Climatic performance of urban textures: Analysis tools for a Mediterranean urban context

Highlights

• Urban morphology has the highest impact on UHI intensity in Mediterranean climate.

• UHI intensity can be estimated based on three descriptors of urban morphology.

• Climate performance of urban textures varies in summer time and winter time.

• Compactness and vertical density are key morphological features for UHI assessment.

Abstract

Urban heat island effect is almost always neglected in building energy simulations, due to difficulties in obtaining site-specific climate data with a district-scale resolution. This study aims at filling this gap for the Mediterranean urban context, presenting a set of tools to estimate the climatic performance of urban fabric at the local scale.

The results are based on climatic analysis conducted in Rome (Italy) and Barcelona (Spain) with the Urban Weather Generator (UWG) model, validated using temperature measurements taken in urban meteorological stations. Parametric analysis of the UHI intensity was performed considering five key variables: urban morphology, vegetation cover, anthropogenic heat from buildings, anthropogenic heat from traffic and albedo. The results show that the variability of urban morphology has the major impact on urban temperature. Two robust relationships between three morphology descriptors of urban fabric and UHI intensity were established applying multiple regression analysis. Such relationships indicate that both the horizontal and the vertical density of buildings play a major role on the temperature increase in urban areas.
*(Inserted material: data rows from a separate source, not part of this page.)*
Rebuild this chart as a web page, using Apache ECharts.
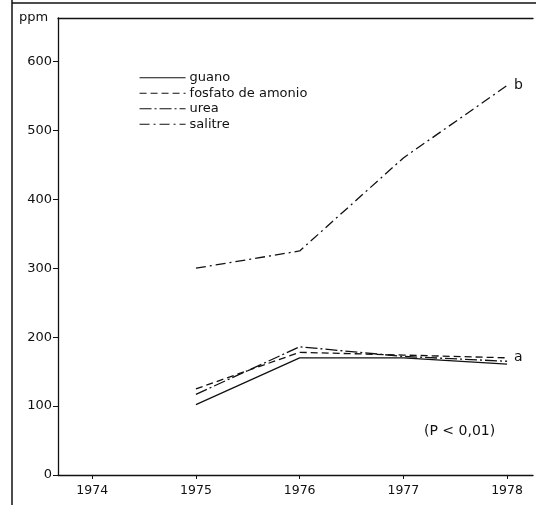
<!DOCTYPE html>
<html>
<head>
<meta charset="utf-8">
<script src="https://cdn.jsdelivr.net/npm/echarts@6/dist/echarts.min.js"></script>
<style>
  html, body { margin: 0; padding: 0; background: #fff; }
  #chart { width: 536px; height: 505px; }
</style>
</head>
<body>
<div id="chart"></div>
<script>
// years on the x axis
var years = [1975, 1976, 1977, 1978];
var yearTicks = [1974, 1975, 1976, 1977, 1978];
var ppmTicks = [0, 100, 200, 300, 400, 500, 600];

// ppm per fertilizer
var guano = [102, 170, 170, 161];
var fosfato = [125, 178, 174, 170];
var urea = [117, 186, 172, 165];
var salitre = [300, 325, 460, 565];

var ink = '#111';
var font = 'DejaVu Sans';

function pairs(vals) {
  return vals.map(function (v, i) { return [years[i], v]; });
}

function line(name, vals, dash, endText) {
  var s = {
    name: name,
    type: 'line',
    data: pairs(vals),
    symbol: 'none',
    silent: true,
    lineStyle: { color: ink, width: 1.3, type: dash },
    itemStyle: { color: ink }
  };
  if (endText) {
    s.endLabel = {
      show: true,
      formatter: endText,
      color: ink,
      fontFamily: font,
      fontSize: 14,
      distance: 7
    };
  }
  return s;
}

var chart = echarts.init(document.getElementById('chart'));
chart.setOption({
  animation: false,
  backgroundColor: '#fff',
  textStyle: { fontFamily: font },
  grid: { left: 58, right: 3, top: 18, bottom: 30 },
  legend: {
    orient: 'vertical',
    left: 134,
    top: 65,
    itemWidth: 46,
    itemHeight: 8,
    itemGap: 0,
    itemStyle: { color: 'transparent', borderWidth: 0, opacity: 0 },
    lineStyle: { width: 1.1 },
    textStyle: { color: ink, fontFamily: font, fontSize: 13, lineHeight: 15.5, padding: [0, 0, 0, -1] },
    data: ['guano', 'fosfato de amonio', 'urea', 'salitre']
  },
  xAxis: [{
    type: 'value',
    min: 1973.67,
    max: 1978.25,
    axisLine: { lineStyle: { color: ink, width: 1.3 } },
    axisTick: { customValues: yearTicks, length: 4, lineStyle: { color: ink } },
    axisLabel: {
      customValues: yearTicks, color: ink, fontSize: 12.5, margin: 9,
      formatter: function (v) { return String(v); }
    },
    splitLine: { show: false }
  }, {
    type: 'value',
    position: 'top',
    min: 1973.67,
    max: 1978.25,
    axisLine: { show: true, lineStyle: { color: ink, width: 1.3 } },
    axisTick: { show: false },
    axisLabel: { show: false },
    splitLine: { show: false }
  }],
  yAxis: {
    type: 'value',
    min: 0,
    max: 663,
    axisLine: { show: true, lineStyle: { color: ink, width: 1.3 } },
    axisTick: { show: true, customValues: ppmTicks, length: 5, lineStyle: { color: ink } },
    axisLabel: { customValues: ppmTicks, color: ink, fontSize: 13, margin: 6 },
    splitLine: { show: false }
  },
  graphic: [
    { type: 'line', shape: { x1: 12, y1: 0, x2: 12, y2: 505 }, style: { stroke: ink, lineWidth: 1.5 } },
    { type: 'line', shape: { x1: 12, y1: 3, x2: 536, y2: 3 }, style: { stroke: ink, lineWidth: 1.5 } },
    { type: 'text', left: 19, top: 11, style: { text: 'ppm', fill: ink, font: '13px "DejaVu Sans"' } },
    { type: 'text', left: 424, top: 424, style: { text: '(P < 0,01)', fill: ink, font: '14px "DejaVu Sans"' } }
  ],
  series: [
    line('guano', guano, 'solid'),
    line('fosfato de amonio', fosfato, [7, 4], 'a'),
    line('urea', urea, [12, 3, 2, 3]),
    line('salitre', salitre, [10, 4, 2, 4], 'b')
  ]
});
</script>
</body>
</html>
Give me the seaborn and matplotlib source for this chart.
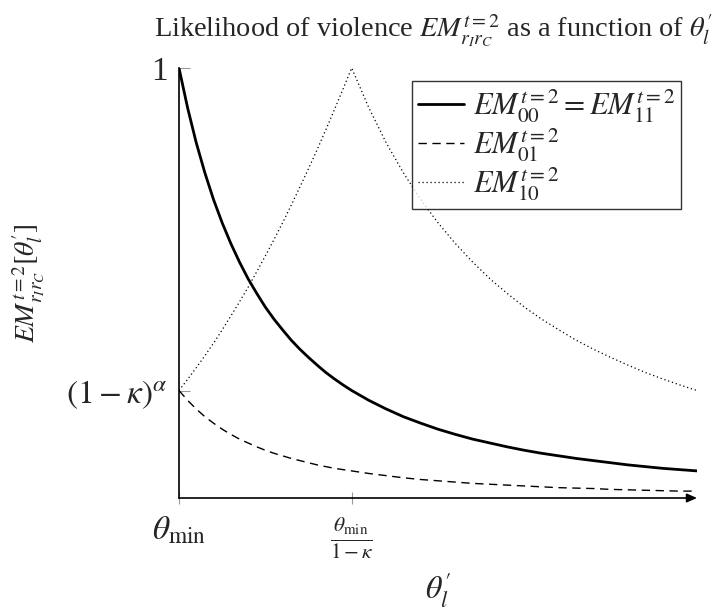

Easy-to-use graphical tools have been provided to compare the climate performance of different urban textures and to estimate the average UHI intensity variability in Mediterranean cities.

Introduction

Heat vulnerability in urban areas is one of the most concerning impacts of climate change in hot climates [1]. The increase in frequency of strong heat waves observed in Europe and the Mediterranean region since 2000 has caused severe impacts on population's health and comfort [2], [3], [4]. Mediterranean urban environments are particularly prone to temperature increase because of some inherent characteristics, such as lack of humidity, scarce vegetation, high building density and presence of anthropogenic heat sources, which are responsible of the so-called ‘Urban Heat Island’ (UHI) effect. In this context, the combination of heat waves and UHI causes a significant increase of buildings cooling demand and electricity consumption [5], [6], [7], which already accounts for the biggest share of the carbon emission related to the building stock [8]. For this reason, the impact of UHI intensity on building energy consumption in urban environments should be carefully considered to effectively meet the target of CO₂ emission reduction set for the next decades [9].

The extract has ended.